Deutschland - kein Land der Ingenieure mehr?
DW
Fachkräftemangel gehört inzwischen zur Normalität. Für den Standort Deutschland hat das fatale Folgen. Kann Zuwanderung aus dem Ausland die Lücke füllen?
Ob Energie- und Elektrotechnik, Informatik, Maschinen- und Fahrzeugtechnik, Bauingenieurwesen oder Gebäudetechnik - wer in Deutschland einen Job als Ingenieur sucht, der hat eine wachsende Auswahl. Für 100 Bewerber gab es 2021 im vierten Quartal 387 offene Stellen. Ein Jahr später waren es bereits 471. Das ist ein Plus von fast 22 Prozent.

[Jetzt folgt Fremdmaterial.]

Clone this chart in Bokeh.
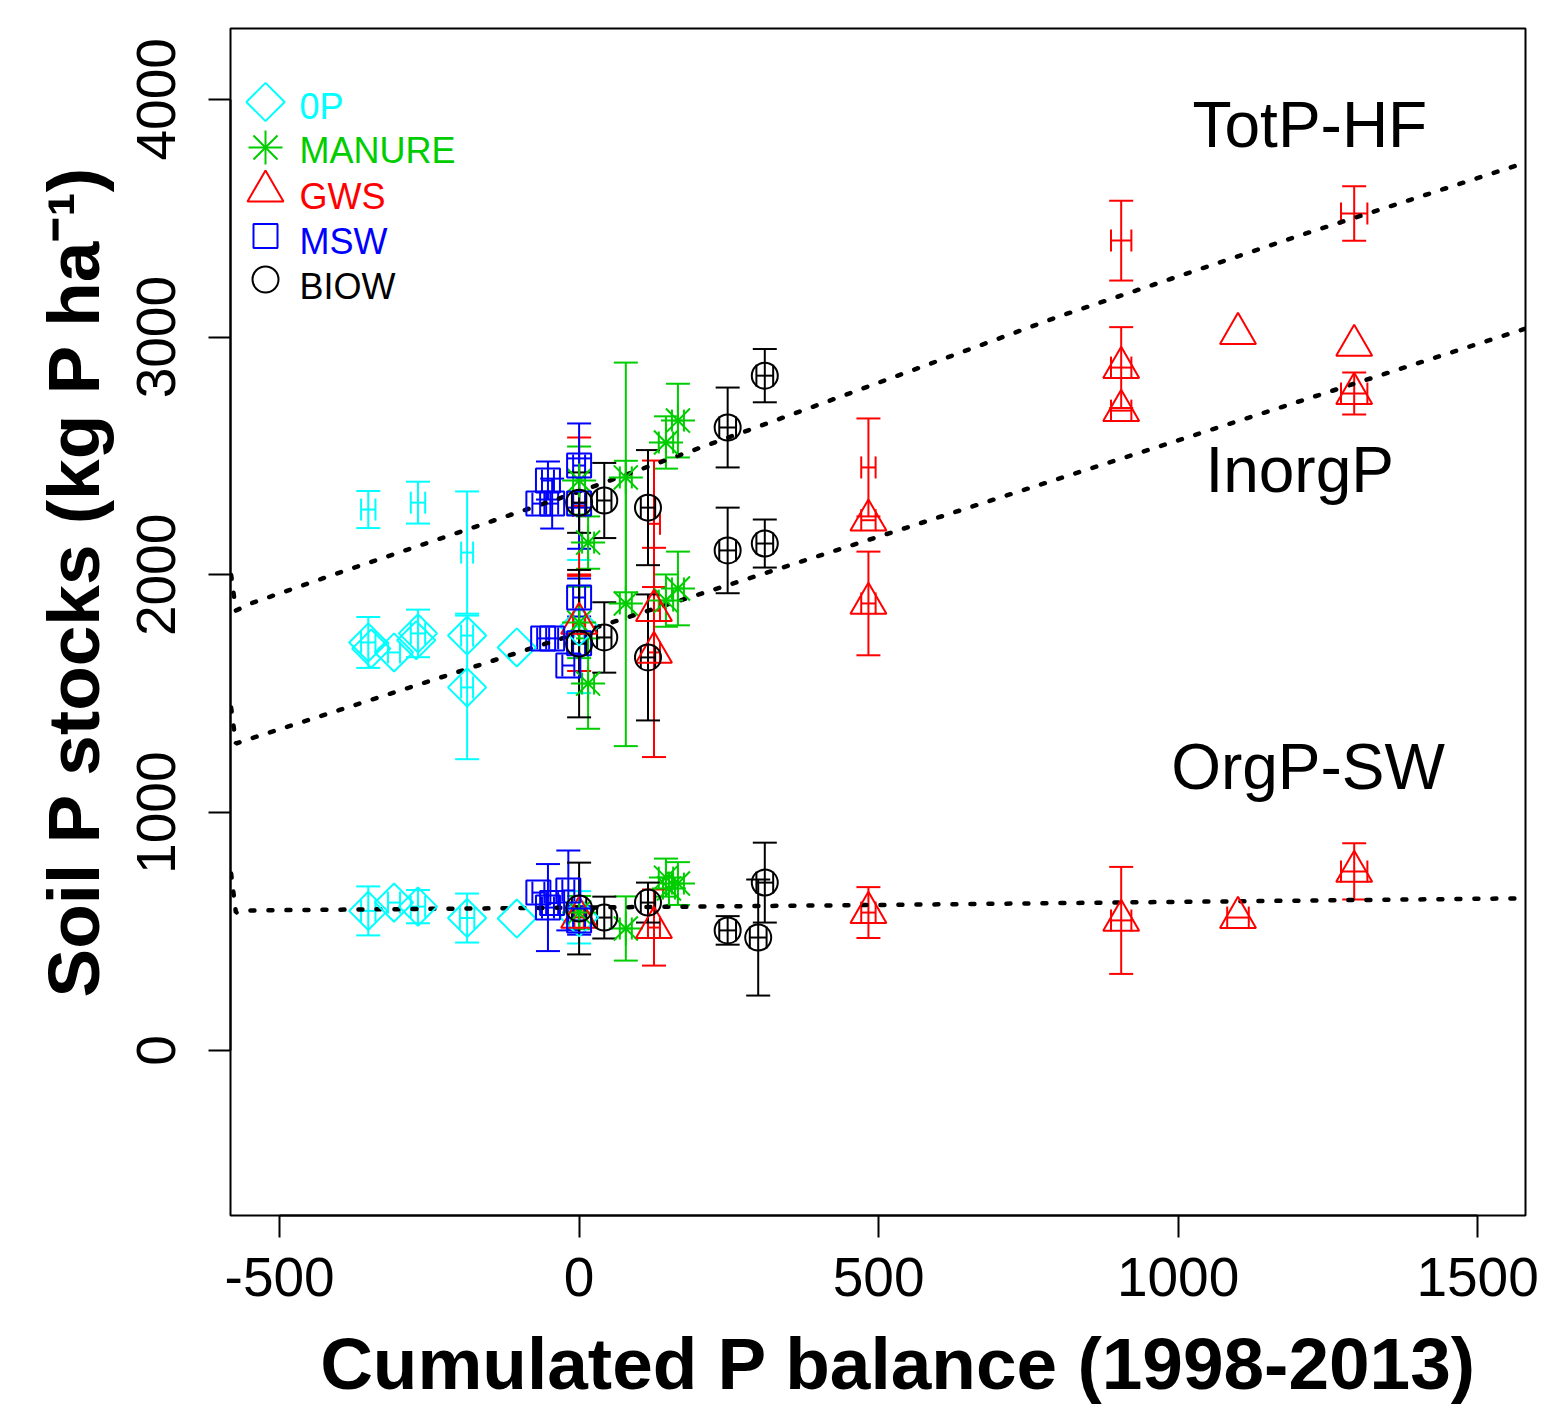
import numpy as np
from bokeh.plotting import figure
from bokeh.models import (ColumnDataSource, Whisker, TeeHead, Range1d, FixedTicker, Label)
from bokeh.embed import file_html
from bokeh.resources import INLINE
from bokeh.core.properties import value

# ---------------- data ----------------
# each treatment: x (cumulated P balance), y (soil P stock), x-error, y-error, marker drawn (1/0)
op_x  = [-352, -269, -187,  -352, -347, -309, -269, -272, -187, -187, -104,    0,  -352, -309, -269, -187, -104,    0]
op_y  = [2275, 2304, 2094,  1716, 1690, 1674, 1754, 1725, 1745, 1527, 1695, 1783,   587,  622,  605,  557,  555,  560]
op_xe = [  12,   12,   10,    12,    0,   10,   12,    0,   10,   10,    0,    8,    12,   10,   12,   12,    0,    8]
op_ye = [  78,   88,  257,   107,    0,    0,  100,    0,    0,  302,    0,  280,   103,    0,   70,  103,    0,  110]
op_mk = [   0,    0,    0,     1,    1,    1,    1,    1,    1,    1,    1,    1,     1,    1,    1,    1,    1,    1]

mn_x  = [   0,   15,   78,  145,  165,     0,   15,   78,  145,  165,     0,   78,  145,  150,  165]
mn_y  = [2397, 2136, 2410, 2557, 2649,  1800, 1543, 1880, 1892, 1943,   580,  513,  727,  681,  702]
mn_xe = [  10,   10,   10,   12,   10,    10,   10,   10,   12,   10,    10,   10,   12,   10,   10]
mn_ye = [ 143,  110,  483,  110,  155,   150,  190,  600,  110,  155,    70,  135,   80,    0,   90]
mn_mk = [   1,    1,    1,    1,    1,     1,    1,    1,    1,    1,     1,    1,    1,    1,    1]

gw_x  = [   0,  125,  483,  905, 1294,     0,  125,  125,  483,  483,  905,  905, 1100, 1294, 1294,     0,  125,  483,  905, 1100, 1294]
gw_y  = [2290, 2215, 2452, 3406, 3520,  1796, 1850, 1674, 2230, 1880, 2872, 2691, 3015, 2965, 2763,   560,  517,  580,  547,  559,  753]
gw_xe = [  10,   10,   12,   17,   22,    10,   10,   10,   12,   12,   17,   17,    0,    0,   22,     8,   10,   12,   17,   18,   22]
gw_ye = [ 288,  266,  206,  168,  115,   200,    0,  440,    0,  218,  170,    0,    0,    0,   88,     0,  160,  107,  225,    0,  118]
gw_mk = [   0,    0,    0,    0,    0,     1,    1,    1,    1,    1,    1,    1,    1,    1,    1,     1,    1,    1,    1,    1,    1]

ms_x  = [ -68,  -52,  -45,    0,    0,   -60,  -45,  -18,    0,    0,   -68,  -52,  -45,  -18,    0]
ms_y  = [2300, 2397, 2300, 2460, 2300,  1733, 1733, 1619, 1713, 1905,   664,  601,  620,  673,  547]
ms_xe = [  10,   10,   10,   10,   10,    10,   10,   10,   10,   10,    10,   10,   10,   10,   10]
ms_ye = [   0,   80,  105,  177,  190,     0,    0,    0,    0,   80,     0,  183,    0,  168,   60]
ms_mk = [   1,    1,    1,    1,    1,     1,    1,    1,    1,    1,     1,    1,    1,    1,    1]

bw_x  = [   0,   42,  115,  248,  310,     0,   42,  115,  248,  310,     0,   42,  115,  248,  299,  310]
bw_y  = [2304, 2313, 2283, 2620, 2838,  1711, 1737, 1653, 2103, 2132,   597,  559,  622,  505,  475,  706]
bw_xe = [  12,   12,   12,   14,   14,    12,   12,   12,   14,   14,    12,   12,   12,   14,   14,   14]
bw_ye = [ 127,  158,  242,  168,  112,   310,  148,  265,  180,  101,   193,   88,   84,   60,  244,  168]
bw_mk = [   1,    1,    1,    1,    1,     1,    1,    1,    1,    1,     1,    1,    1,    1,    1,    1]

# fitted curves
totp_fit_x = [-581, -573, -548, -400,    0,  400,  800, 1200, 1580]
totp_fit_y = [2000, 1850, 1880, 2010, 2350, 2716, 3086, 3425, 3734]
inorg_fit_x = [-581, -573, -548, -400,    0,  400,  800, 1200, 1580]
inorg_fit_y = [1442, 1291, 1312, 1432, 1756, 2080, 2404, 2728, 3036]
org_fit_x = [-581, -573, -548,  500, 1580]
org_fit_y = [ 744,  580,  589,  612,  640]

curve_labels = ["TotP-HF", "InorgP", "OrgP-SW"]
curve_label_x = [1220, 1203, 1217]
curve_label_y = [3893, 2442, 1193]

treat_names = ["0P", "MANURE", "GWS", "MSW", "BIOW"]
treat_colors = ["#00FFFF", "#00CD00", "#FF0000", "#0000FF", "#000000"]

x_ticks = [-500, 0, 500, 1000, 1500]
y_ticks = [0, 1000, 2000, 3000, 4000]

NB = "\u00a0"
x_title = NB * 2 + "Cumulated P balance (1998-2013)"
y_title = NB * 4 + "Soil P stocks (kg P ha\u207b\u00b9)"

# ---------------- figure ----------------
FONT = "Liberation Sans"
p = figure(frame_width=1295, frame_height=1187,
           x_range=Range1d(-582, 1580), y_range=Range1d(-694, 4298),
           output_backend="svg", toolbar_location=None,
           min_border_left=230, min_border_right=23, min_border_top=28, min_border_bottom=188)
p.extra_x_ranges = {"sx": Range1d(0, 1295)}
p.extra_y_ranges = {"sy": Range1d(0, 1187)}
p.grid.visible = False
p.outline_line_color = "black"
p.outline_line_width = 2
p.background_fill_color = "white"
p.border_fill_color = "white"

for ax in (p.xaxis[0], p.yaxis[0]):
    ax.axis_line_color = "black"
    ax.axis_line_width = 2
    ax.major_tick_line_width = 2
    ax.major_tick_out = 22
    ax.major_tick_in = 0
    ax.minor_tick_out = 0
    ax.minor_tick_in = 0
    ax.major_label_text_font = FONT
    ax.major_label_text_font_size = "55px"
    ax.major_label_text_color = "black"
    ax.axis_label_text_font = FONT
    ax.axis_label_text_font_size = "73px"
    ax.axis_label_text_font_style = "bold"
    ax.axis_label_text_color = "black"

p.xaxis.ticker = FixedTicker(ticks=x_ticks)
p.yaxis.ticker = FixedTicker(ticks=y_ticks)
p.xaxis.bounds = (x_ticks[0], x_ticks[-1])
p.yaxis.bounds = (y_ticks[0], y_ticks[-1])
p.xaxis.major_label_overrides = {t: str(t) for t in x_ticks}
p.yaxis.major_label_overrides = {t: str(t) for t in y_ticks}
p.xaxis.major_label_standoff = 20
p.yaxis.major_label_standoff = 33
p.yaxis.major_label_orientation = "vertical"
p.xaxis.axis_label = x_title
p.yaxis.axis_label = y_title
p.xaxis.axis_label_standoff = 24
p.yaxis.axis_label_standoff = 21

# fitted dotted curves
for fx, fy in ((totp_fit_x, totp_fit_y), (inorg_fit_x, inorg_fit_y), (org_fit_x, org_fit_y)):
    p.line(fx, fy, line_color="black", line_width=4.5, line_dash="4 14", line_cap="round")


def draw_marker(xs, ys, name, color, xr="default", yr="default"):
    kw = dict(fill_color=None, line_color=color, line_width=2)
    if xr != "default":
        kw["x_range_name"] = xr
        kw["y_range_name"] = yr
    if name == "0P":
        p.scatter(xs, ys, marker="square", angle=np.pi / 4, size=27, **kw)
    elif name == "MANURE":
        p.scatter(xs, ys, marker="cross", size=34, **kw)
        p.scatter(xs, ys, marker="cross", angle=np.pi / 4, size=34, **kw)
    elif name == "GWS":
        p.scatter(xs, ys, marker="triangle", size=36, **kw)
    elif name == "MSW":
        p.scatter(xs, ys, marker="square", size=24, **kw)
    else:
        p.scatter(xs, ys, marker="circle", size=26, **kw)


series = [(op_x, op_y, op_xe, op_ye, op_mk), (mn_x, mn_y, mn_xe, mn_ye, mn_mk),
          (gw_x, gw_y, gw_xe, gw_ye, gw_mk), (ms_x, ms_y, ms_xe, ms_ye, ms_mk),
          (bw_x, bw_y, bw_xe, bw_ye, bw_mk)]

for (xs, ys, xe, ye, mk), name, color in zip(series, treat_names, treat_colors):
    xs = np.array(xs, float); ys = np.array(ys, float)
    xe = np.array(xe, float); ye = np.array(ye, float); mk = np.array(mk)
    sel = ye > 0
    src_y = ColumnDataSource(dict(x=xs[sel], lo=ys[sel] - ye[sel], hi=ys[sel] + ye[sel]))
    p.add_layout(Whisker(source=src_y, base="x", lower="lo", upper="hi", dimension="height",
                         line_color=color, line_width=2,
                         upper_head=TeeHead(size=24, line_color=color, line_width=2),
                         lower_head=TeeHead(size=24, line_color=color, line_width=2)))
    sel = xe > 0
    src_x = ColumnDataSource(dict(y=ys[sel], lo=xs[sel] - xe[sel], hi=xs[sel] + xe[sel]))
    p.add_layout(Whisker(source=src_x, base="y", lower="lo", upper="hi", dimension="width",
                         line_color=color, line_width=2,
                         upper_head=TeeHead(size=22, line_color=color, line_width=2),
                         lower_head=TeeHead(size=22, line_color=color, line_width=2)))
    sel = mk == 1
    draw_marker(xs[sel], ys[sel], name, color)

# curve labels
for t, lx, ly in zip(curve_labels, curve_label_x, curve_label_y):
    p.add_layout(Label(x=lx, y=ly, text=t, text_align="center", text_baseline="alphabetic",
                       text_font=FONT, text_font_size="64px", text_color="black"))

# legend (positions in frame pixels)
leg_marker_x = 35
leg_marker_y = [1113.5, 1068, 1024.3, 979.5, 936]
leg_text_x = 69
leg_text_y = [1109, 1065, 1019, 974, 929]
for name, color, my, ty in zip(treat_names, treat_colors, leg_marker_y, leg_text_y):
    draw_marker([leg_marker_x], [my], name, color, xr="sx", yr="sy")
    p.text([leg_text_x], [ty], text=[name], x_range_name="sx", y_range_name="sy",
           text_font=value(FONT), text_font_size="36px", text_color=color,
           text_align="left", text_baseline="alphabetic")

open("out.html", "w").write(file_html(p, INLINE))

Insgesamt wurden Ende 2022 auf dem Arbeitsmarkt für Ingenieure und Ingenieurinnen in Deutschland 170.300 offene Stellen gezählt. Es fehle an allen Ecken und Enden, der Fachkräftemangel sei prekär, warnt der Branchenverband VDI, der Verein Deutscher Ingenieure. Öffentliche Bauprojekte kämen inzwischen zum Erliegen oder können gar nicht erst gestartet werden, Digitalisierungsprojekte blieben auf der Strecke.
Ausgerechnet in Deutschland, jahrzehntelang als Land der Ingenieure gepriesen und weltweit bekannt für sein technisches Know-how? "In Deutschland haben wir in der Vergangenheit tatsächlich von unseren guten menschlichen Ressourcen gelebt, das war unsere Stärke", sagt Diplom-Ingenieur Dieter Westerkamp, der beim VDI den Bereich Technik und Gesellschaft leitet. Doch immer mehr Rentnern stehen immer weniger Studenten gegenüber. "Das Schlimme ist, die Lage wird sich nicht verbessern, denn der demografische Wandel macht sich bemerkbar."
In den ingenieurwissenschaftlichen Kernfächern ist die Zahl der Studienanfänger deutlich rückläufig. Nahmen 2016 bundesweit noch 143.400 junge Menschen ein Studium in den sogenannten MINT-Fächern, also Mathematik, Informatik, Naturwissenschaften und Technik auf, so waren es 2022 nur noch 125.600. "In den kommenden Jahren ist folglich mit einem deutlichen Rückgang der Absolventenzahlen zu rechnen", sagt der Volkswirt Axel Plünnecke vom Institut der deutschen Wirtschaft in Köln.
Bei gleichzeitig steigendem Bedarf an Ingenieuren vor allem im Bereich klimafreundlicher Technologien und Produkte. In einer Umfrage des IW sagten 43 Prozent der Unternehmen, sie würden in Zukunft mehr Ingenieure brauchen und 63 Prozent mehr IT-Experten.